Quand s’approche la fin, il ne reste plus d’images du souvenir ; il ne reste plus que des mots. Il n’est pas étrange que le temps ait confondu ceux qui une fois me désignèrent avec ceux qui furent symboles du sort de l’homme qui m’accompagna tant de siècles. J’ai été Homère ; bientôt je serai Personne, comme Ulysse ; bientôt, je serai tout le monde : je serai mort.J. L. Borges, L’Immortel, in L’Aleph (traduction par Roger Caillois et René L.-F. Durand, revue par Jean-Pierre Bernès.
Il est difficile de saisir le mouvement qui anime le beau roman de David
Collin tant il est subtil. Tout y est animé. Le corps du Naufragé retrouvé aux
portes d’un sanctuaire dans le désert de Gobi est inerte, la plupart du temps,
sauf quand les mouvements incontrôlés du rêve l’agitent en un combat
qu’observent, compatissants, les nomades qui l’ont recueilli et les chamanes
qui le soignent. Cependant son âme veille et contemple, étonnée, l’aspect de ce
corps devenu lieu, « ramifications » à parcourir comme un labyrinthe
inquiétant mais fascinant. Le Naufragé, en effet, est inconnu à lui-même. Le
roman s’annonce quête, à la fois d’identité et de mémoire. Evidemment, elles
sont indissociables, mais la recherche se dédouble, questionnement intime mais
aussi recherche d’un autre … qu’il a oublié.
Son aphasie initiale semble irrémédiable. Cependant, les mots ne sont
pas absents puisqu’à ses côtés a été retrouvé un carnet rédigé dans une langue
disparate – d’ailleurs, la langue que parle le Naufragé et les autres
personnages est un mystère, comme si Babel avait ressuscité. Cheng, l’un des
chamanes qui le soignent, initie cette hétérogénéité linguistique en
livrant des extraits de ce carnet :
[Extrait du carnet n°3, p. 38 (texte original rédigé sous forme de labyrinthe circulaire. Les mots soulignés par l’auteur restent dans la langue originale) :… en somme, une escalade de coïncidences me conduit au cœur de la verdad. Elles reconstituent ce qu’ils ont voulu détruire pour toujours : la figure d’un destin, l’enchaînement des choses qui nous relient au plus près, au plus vaste, au plus grand des hasards d’être nous-mêmes… je marche sans connaître mon but véritable, mais j’ai l’intime conviction de m’approcher finalmente de la verdad. Sait-il que je le cherche ? A-t-il oublié ses fautes passées, l’abandon de sa famille, les raisons de sa fuite, la déchirure ?]

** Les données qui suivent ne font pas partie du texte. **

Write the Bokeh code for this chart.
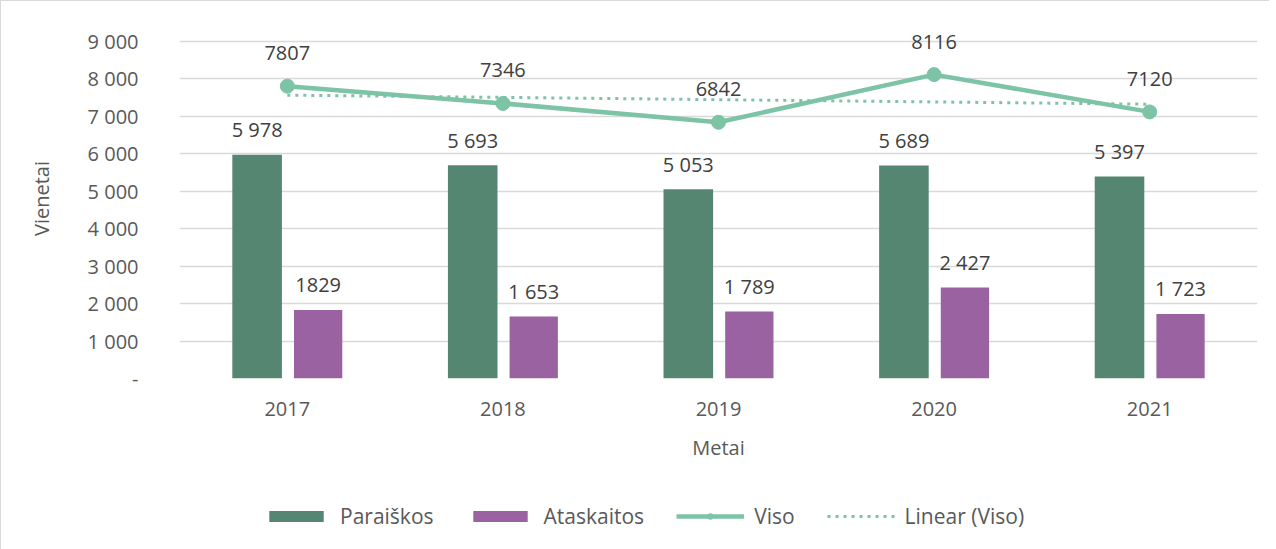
import numpy as np
from bokeh.plotting import figure
from bokeh.layouts import column
from bokeh.models import ColumnDataSource, FactorRange, Range1d, Legend, LegendItem, FixedTicker
from bokeh.transform import dodge
from bokeh.core.properties import value
from bokeh.embed import file_html
from bokeh.resources import INLINE

years = ["2017", "2018", "2019", "2020", "2021"]
paraiskos = [5978, 5693, 5053, 5689, 5397]
ataskaitos = [1829, 1653, 1789, 2427, 1723]
viso = [7807, 7346, 6842, 8116, 7120]
paraiskos_labels = ["5 978", "5 693", "5 053", "5 689", "5 397"]
ataskaitos_labels = ["1829", "1 653", "1 789", "2 427", "1 723"]
viso_labels = ["7807", "7346", "6842", "8116", "7120"]
y_ticks = [0, 1000, 2000, 3000, 4000, 5000, 6000, 7000, 8000, 9000]
y_tick_labels = ["-", "1 000", "2 000", "3 000", "4 000", "5 000", "6 000", "7 000", "8 000", "9 000"]

# Linear trendline of "Viso" (as in the spreadsheet's linear trendline)
slope, intercept = np.polyfit(np.arange(len(viso)), viso, 1)
trend = [intercept + slope * i for i in range(len(viso))]

FONT = "Open Sans"
GREEN = "#548671"
PURPLE = "#9A62A1"
LINE = "#7DC3A5"

src = ColumnDataSource(dict(
    years=years, par=paraiskos, ata=ataskaitos, viso=viso, trend=trend,
    par_lab=paraiskos_labels, ata_lab=ataskaitos_labels, viso_lab=viso_labels,
))

p = figure(x_range=FactorRange(*years), y_range=Range1d(0, 9614),
           frame_width=1078, frame_height=360,
           output_backend="svg", toolbar_location=None,
           min_border_left=178, min_border_right=12, min_border_top=17, min_border_bottom=100)
p.outline_line_color = None
p.xgrid.grid_line_color = None
p.ygrid.grid_line_color = "#d9d9d9"
p.ygrid.grid_line_width = 1.5
p.yaxis.ticker = FixedTicker(ticks=y_ticks)
p.yaxis.major_label_overrides = {t: l for t, l in zip(y_ticks, y_tick_labels)}

for ax in (p.xaxis, p.yaxis):
    ax.axis_line_color = None
    ax.major_tick_line_color = None
    ax.minor_tick_line_color = None
    ax.major_label_text_font = FONT
    ax.major_label_text_font_size = "20px"
    ax.major_label_text_color = "#595959"
    ax.axis_label_text_font = FONT
    ax.axis_label_text_font_size = "20px"
    ax.axis_label_text_font_style = "normal"
    ax.axis_label_text_color = "#595959"

p.yaxis.axis_label = "Vienetai"
p.yaxis.major_label_standoff = 35
p.yaxis.axis_label_standoff = 30
p.xaxis.axis_label = "Metai"
p.xaxis.major_label_standoff = 17
p.xaxis.axis_label_standoff = 15

bar_kw = dict(source=src, line_color=None)
b1 = p.vbar(x=dodge("years", -0.14, range=p.x_range), top="par", width=0.23, fill_color=GREEN, **bar_kw)
b2 = p.vbar(x=dodge("years", 0.143, range=p.x_range), top="ata", width=0.224, fill_color=PURPLE, **bar_kw)
p.line(x="years", y="trend", source=src, line_color=LINE, line_width=3, line_dash="3 5")
p.line(x="years", y="viso", source=src, line_color=LINE, line_width=4.5)
p.scatter(x="years", y="viso", source=src, size=14, fill_color=LINE, line_color=LINE)

lab_kw = dict(text_font=value(FONT), text_font_size="20px", text_color="#404040",
              text_align="center", text_baseline="middle", source=src)
p.text(x=dodge("years", -0.14, range=p.x_range), y="par", text="par_lab", y_offset=-25, **lab_kw)
p.text(x=dodge("years", 0.143, range=p.x_range), y="ata", text="ata_lab", y_offset=-25, **lab_kw)
p.text(x="years", y="viso", text="viso_lab", y_offset=-33, **lab_kw)

# Legend strip below the chart (same series; its y range keeps the marks out of view)
lf = figure(x_range=p.x_range, y_range=Range1d(100000, 100072), width=1268, height=72,
            output_backend="svg", toolbar_location=None, min_border=0,
            x_axis_location=None, y_axis_location=None)
lf.grid.visible = False
lf.outline_line_color = None
lb1 = lf.vbar(x="years", top="par", width=0.23, fill_color=GREEN, **bar_kw)
lb2 = lf.vbar(x="years", top="ata", width=0.224, fill_color=PURPLE, **bar_kw)
lln = lf.line(x="years", y="viso", source=src, line_color=LINE, line_width=4.5)
lsc = lf.scatter(x="years", y="viso", source=src, size=14, fill_color=LINE, line_color=LINE)
ltr = lf.line(x="years", y="trend", source=src, line_color=LINE, line_width=3, line_dash="3 5")

legend = Legend(items=[
    LegendItem(label="Paraiškos", renderers=[lb1]),
    LegendItem(label="Ataskaitos", renderers=[lb2]),
    LegendItem(label="Viso", renderers=[lln, lsc]),
    LegendItem(label="Linear (Viso)", renderers=[ltr]),
], orientation="horizontal", location=(83, 20), glyph_width=68, glyph_height=14,
    label_standoff=10, spacing=32, border_line_color=None, background_fill_alpha=0,
    label_text_font=FONT, label_text_font_size="21px", label_text_color="#595959",
    margin=0, padding=0)
lf.add_layout(legend, "center")

layout = column(p, lf, spacing=0)
layout.styles = {"border-left": "1px solid #d9d9d9", "border-top": "1px solid #d9d9d9"}

open("out.html", "w").write(file_html(layout, INLINE))
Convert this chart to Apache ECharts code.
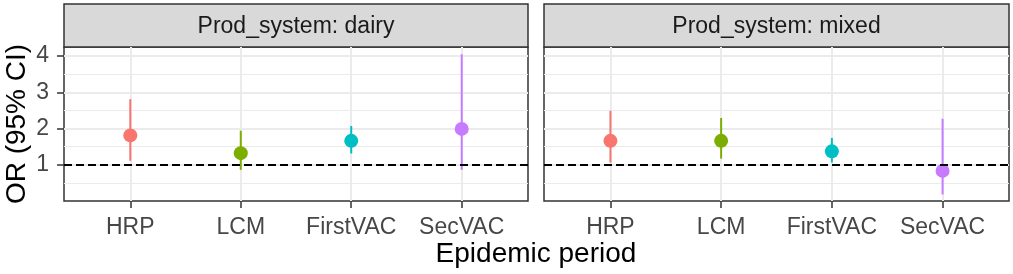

Le labyrinthe est omniprésent dans Les
cercles mémoriaux ; il semble tatoué sur la peau du Naufragé et gravé
dans chaque page du roman. Son entrée est cachée ; elle se confond parfois
avec la porte du rêve – autre vie, dégagée de la conscience, qui aide à faire
surgir, par bribes souvent indéchiffrables, ce passé qui hante l’homme
silencieux. Les allées de ce labyrinthe l’égarent tout en lui permettant de
retrouver des strates de mémoires, et l’on note combien l’écriture de David
Collin semble tellurique, s’adaptant à chaque surface mais plongeant aussi dans
des couches inatteignables. Elle transcrit à merveille cette poursuite insensée
(parce qu’elle n’a ni point de départ ni objectif défini) de la mémoire, mais
aussi de cet autre dont on ignore tout.
Et la parole finit par renaître, spontanément, à la fois naturelle et
miraculeuse, par la rencontre de Shen-li, jeune femme qui tente de figer le
mouvement pour le décrypter grâce à son appareil-photo (les notes qu’elle prend
émaillent le roman à partir de ce
moment, s’attardent sur un détail – souvent de hasard).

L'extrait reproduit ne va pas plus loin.